=== Aim of the task ===
Reproduce the listing below character for character; drop every image.

=== Data provided ===
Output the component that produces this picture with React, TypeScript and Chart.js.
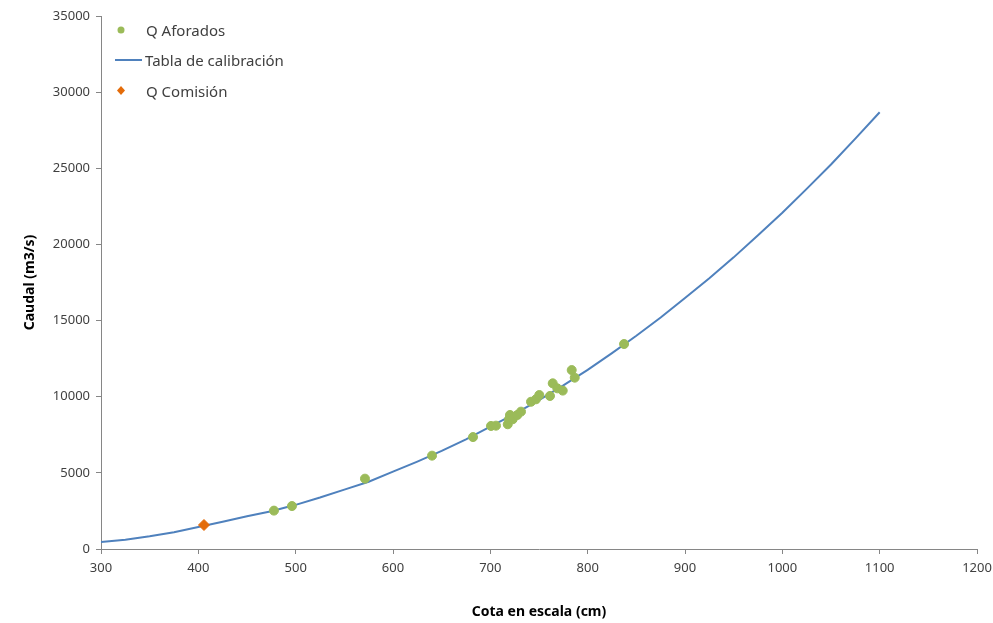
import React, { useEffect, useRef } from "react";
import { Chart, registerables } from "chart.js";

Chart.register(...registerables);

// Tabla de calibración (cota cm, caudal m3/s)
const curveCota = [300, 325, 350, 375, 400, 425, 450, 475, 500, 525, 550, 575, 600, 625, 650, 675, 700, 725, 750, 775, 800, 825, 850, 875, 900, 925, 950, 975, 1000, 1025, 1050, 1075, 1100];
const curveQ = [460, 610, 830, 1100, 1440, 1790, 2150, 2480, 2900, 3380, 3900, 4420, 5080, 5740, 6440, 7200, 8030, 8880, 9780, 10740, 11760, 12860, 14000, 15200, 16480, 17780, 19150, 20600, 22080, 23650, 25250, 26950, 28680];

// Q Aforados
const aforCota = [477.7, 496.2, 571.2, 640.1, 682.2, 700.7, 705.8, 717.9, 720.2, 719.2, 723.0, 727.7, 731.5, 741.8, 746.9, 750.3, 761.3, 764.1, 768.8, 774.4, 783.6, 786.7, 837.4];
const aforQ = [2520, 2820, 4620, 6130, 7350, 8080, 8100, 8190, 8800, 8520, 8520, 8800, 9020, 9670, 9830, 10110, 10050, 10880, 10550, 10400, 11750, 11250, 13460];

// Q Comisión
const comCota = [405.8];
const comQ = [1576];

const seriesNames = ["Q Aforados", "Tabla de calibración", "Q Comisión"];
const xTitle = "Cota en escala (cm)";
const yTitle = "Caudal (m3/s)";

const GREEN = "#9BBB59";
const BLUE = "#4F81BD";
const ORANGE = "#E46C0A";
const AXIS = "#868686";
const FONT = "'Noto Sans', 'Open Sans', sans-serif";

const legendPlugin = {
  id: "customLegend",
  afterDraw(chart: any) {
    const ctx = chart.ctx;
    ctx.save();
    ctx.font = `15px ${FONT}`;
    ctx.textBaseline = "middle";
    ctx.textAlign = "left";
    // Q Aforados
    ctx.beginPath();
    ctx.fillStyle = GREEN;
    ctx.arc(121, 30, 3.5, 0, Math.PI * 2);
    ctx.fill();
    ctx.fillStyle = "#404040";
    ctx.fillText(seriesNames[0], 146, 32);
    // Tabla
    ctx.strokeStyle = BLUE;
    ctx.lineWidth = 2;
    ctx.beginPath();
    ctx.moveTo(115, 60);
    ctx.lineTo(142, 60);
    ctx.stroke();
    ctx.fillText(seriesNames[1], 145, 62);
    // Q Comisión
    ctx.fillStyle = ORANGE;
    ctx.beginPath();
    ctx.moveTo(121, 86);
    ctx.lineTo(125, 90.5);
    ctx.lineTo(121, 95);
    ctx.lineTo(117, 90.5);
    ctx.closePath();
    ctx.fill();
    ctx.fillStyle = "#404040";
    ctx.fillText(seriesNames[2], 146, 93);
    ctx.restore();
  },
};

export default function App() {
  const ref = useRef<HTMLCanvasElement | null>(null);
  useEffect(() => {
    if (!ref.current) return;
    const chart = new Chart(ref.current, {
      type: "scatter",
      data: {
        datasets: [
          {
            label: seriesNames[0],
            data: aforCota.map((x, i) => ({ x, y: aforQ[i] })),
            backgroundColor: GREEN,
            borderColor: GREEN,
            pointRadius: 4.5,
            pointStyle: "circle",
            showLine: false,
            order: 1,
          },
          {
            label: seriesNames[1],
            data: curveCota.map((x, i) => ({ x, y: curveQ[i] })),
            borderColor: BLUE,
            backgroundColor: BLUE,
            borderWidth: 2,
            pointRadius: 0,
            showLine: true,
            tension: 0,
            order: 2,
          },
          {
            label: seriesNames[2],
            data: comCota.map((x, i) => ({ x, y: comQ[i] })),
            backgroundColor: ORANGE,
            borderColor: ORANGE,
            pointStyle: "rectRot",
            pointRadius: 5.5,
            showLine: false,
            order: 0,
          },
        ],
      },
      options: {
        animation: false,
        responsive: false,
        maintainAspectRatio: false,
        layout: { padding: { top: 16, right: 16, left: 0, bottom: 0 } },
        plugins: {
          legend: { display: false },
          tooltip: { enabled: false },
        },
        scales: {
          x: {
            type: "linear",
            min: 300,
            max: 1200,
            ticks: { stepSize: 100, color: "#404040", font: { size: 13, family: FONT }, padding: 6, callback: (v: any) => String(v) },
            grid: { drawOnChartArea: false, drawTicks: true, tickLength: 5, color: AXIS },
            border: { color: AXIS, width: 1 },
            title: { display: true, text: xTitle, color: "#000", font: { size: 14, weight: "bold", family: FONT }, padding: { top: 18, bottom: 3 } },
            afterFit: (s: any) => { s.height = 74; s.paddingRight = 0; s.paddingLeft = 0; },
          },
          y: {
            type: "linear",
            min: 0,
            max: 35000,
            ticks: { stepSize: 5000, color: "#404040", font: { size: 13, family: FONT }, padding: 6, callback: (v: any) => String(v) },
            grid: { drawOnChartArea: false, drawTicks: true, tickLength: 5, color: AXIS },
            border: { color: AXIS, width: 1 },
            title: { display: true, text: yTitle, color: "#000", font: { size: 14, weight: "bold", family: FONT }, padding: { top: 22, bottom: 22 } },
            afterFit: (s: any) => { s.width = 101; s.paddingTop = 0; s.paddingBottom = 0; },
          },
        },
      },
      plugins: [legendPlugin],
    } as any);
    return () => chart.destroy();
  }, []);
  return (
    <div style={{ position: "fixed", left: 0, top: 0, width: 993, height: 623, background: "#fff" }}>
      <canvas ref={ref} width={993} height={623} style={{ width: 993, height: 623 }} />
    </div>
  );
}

=== Finished answer ===
Output the component that produces this picture with React, TypeScript and Chart.js.
import React, { useEffect, useRef } from "react";
import { Chart, registerables } from "chart.js";

Chart.register(...registerables);

// Tabla de calibración (cota cm, caudal m3/s)
const curveCota = [300, 325, 350, 375, 400, 425, 450, 475, 500, 525, 550, 575, 600, 625, 650, 675, 700, 725, 750, 775, 800, 825, 850, 875, 900, 925, 950, 975, 1000, 1025, 1050, 1075, 1100];
const curveQ = [460, 610, 830, 1100, 1440, 1790, 2150, 2480, 2900, 3380, 3900, 4420, 5080, 5740, 6440, 7200, 8030, 8880, 9780, 10740, 11760, 12860, 14000, 15200, 16480, 17780, 19150, 20600, 22080, 23650, 25250, 26950, 28680];

// Q Aforados
const aforCota = [477.7, 496.2, 571.2, 640.1, 682.2, 700.7, 705.8, 717.9, 720.2, 719.2, 723.0, 727.7, 731.5, 741.8, 746.9, 750.3, 761.3, 764.1, 768.8, 774.4, 783.6, 786.7, 837.4];
const aforQ = [2520, 2820, 4620, 6130, 7350, 8080, 8100, 8190, 8800, 8520, 8520, 8800, 9020, 9670, 9830, 10110, 10050, 10880, 10550, 10400, 11750, 11250, 13460];

// Q Comisión
const comCota = [405.8];
const comQ = [1576];

const seriesNames = ["Q Aforados", "Tabla de calibración", "Q Comisión"];
const xTitle = "Cota en escala (cm)";
const yTitle = "Caudal (m3/s)";

const GREEN = "#9BBB59";
const BLUE = "#4F81BD";
const ORANGE = "#E46C0A";
const AXIS = "#868686";
const FONT = "'Noto Sans', 'Open Sans', sans-serif";

const legendPlugin = {
  id: "customLegend",
  afterDraw(chart: any) {
    const ctx = chart.ctx;
    ctx.save();
    ctx.font = `15px ${FONT}`;
    ctx.textBaseline = "middle";
    ctx.textAlign = "left";
    // Q Aforados
    ctx.beginPath();
    ctx.fillStyle = GREEN;
    ctx.arc(121, 30, 3.5, 0, Math.PI * 2);
    ctx.fill();
    ctx.fillStyle = "#404040";
    ctx.fillText(seriesNames[0], 146, 32);
    // Tabla
    ctx.strokeStyle = BLUE;
    ctx.lineWidth = 2;
    ctx.beginPath();
    ctx.moveTo(115, 60);
    ctx.lineTo(142, 60);
    ctx.stroke();
    ctx.fillText(seriesNames[1], 145, 62);
    // Q Comisión
    ctx.fillStyle = ORANGE;
    ctx.beginPath();
    ctx.moveTo(121, 86);
    ctx.lineTo(125, 90.5);
    ctx.lineTo(121, 95);
    ctx.lineTo(117, 90.5);
    ctx.closePath();
    ctx.fill();
    ctx.fillStyle = "#404040";
    ctx.fillText(seriesNames[2], 146, 93);
    ctx.restore();
  },
};

export default function App() {
  const ref = useRef<HTMLCanvasElement | null>(null);
  useEffect(() => {
    if (!ref.current) return;
    const chart = new Chart(ref.current, {
      type: "scatter",
      data: {
        datasets: [
          {
            label: seriesNames[0],
            data: aforCota.map((x, i) => ({ x, y: aforQ[i] })),
            backgroundColor: GREEN,
            borderColor: GREEN,
            pointRadius: 4.5,
            pointStyle: "circle",
            showLine: false,
            order: 1,
          },
          {
            label: seriesNames[1],
            data: curveCota.map((x, i) => ({ x, y: curveQ[i] })),
            borderColor: BLUE,
            backgroundColor: BLUE,
            borderWidth: 2,
            pointRadius: 0,
            showLine: true,
            tension: 0,
            order: 2,
          },
          {
            label: seriesNames[2],
            data: comCota.map((x, i) => ({ x, y: comQ[i] })),
            backgroundColor: ORANGE,
            borderColor: ORANGE,
            pointStyle: "rectRot",
            pointRadius: 5.5,
            showLine: false,
            order: 0,
          },
        ],
      },
      options: {
        animation: false,
        responsive: false,
        maintainAspectRatio: false,
        layout: { padding: { top: 16, right: 16, left: 0, bottom: 0 } },
        plugins: {
          legend: { display: false },
          tooltip: { enabled: false },
        },
        scales: {
          x: {
            type: "linear",
            min: 300,
            max: 1200,
            ticks: { stepSize: 100, color: "#404040", font: { size: 13, family: FONT }, padding: 6, callback: (v: any) => String(v) },
            grid: { drawOnChartArea: false, drawTicks: true, tickLength: 5, color: AXIS },
            border: { color: AXIS, width: 1 },
            title: { display: true, text: xTitle, color: "#000", font: { size: 14, weight: "bold", family: FONT }, padding: { top: 18, bottom: 3 } },
            afterFit: (s: any) => { s.height = 74; s.paddingRight = 0; s.paddingLeft = 0; },
          },
          y: {
            type: "linear",
            min: 0,
            max: 35000,
            ticks: { stepSize: 5000, color: "#404040", font: { size: 13, family: FONT }, padding: 6, callback: (v: any) => String(v) },
            grid: { drawOnChartArea: false, drawTicks: true, tickLength: 5, color: AXIS },
            border: { color: AXIS, width: 1 },
            title: { display: true, text: yTitle, color: "#000", font: { size: 14, weight: "bold", family: FONT }, padding: { top: 22, bottom: 22 } },
            afterFit: (s: any) => { s.width = 101; s.paddingTop = 0; s.paddingBottom = 0; },
          },
        },
      },
      plugins: [legendPlugin],
    } as any);
    return () => chart.destroy();
  }, []);
  return (
    <div style={{ position: "fixed", left: 0, top: 0, width: 993, height: 623, background: "#fff" }}>
      <canvas ref={ref} width={993} height={623} style={{ width: 993, height: 623 }} />
    </div>
  );
}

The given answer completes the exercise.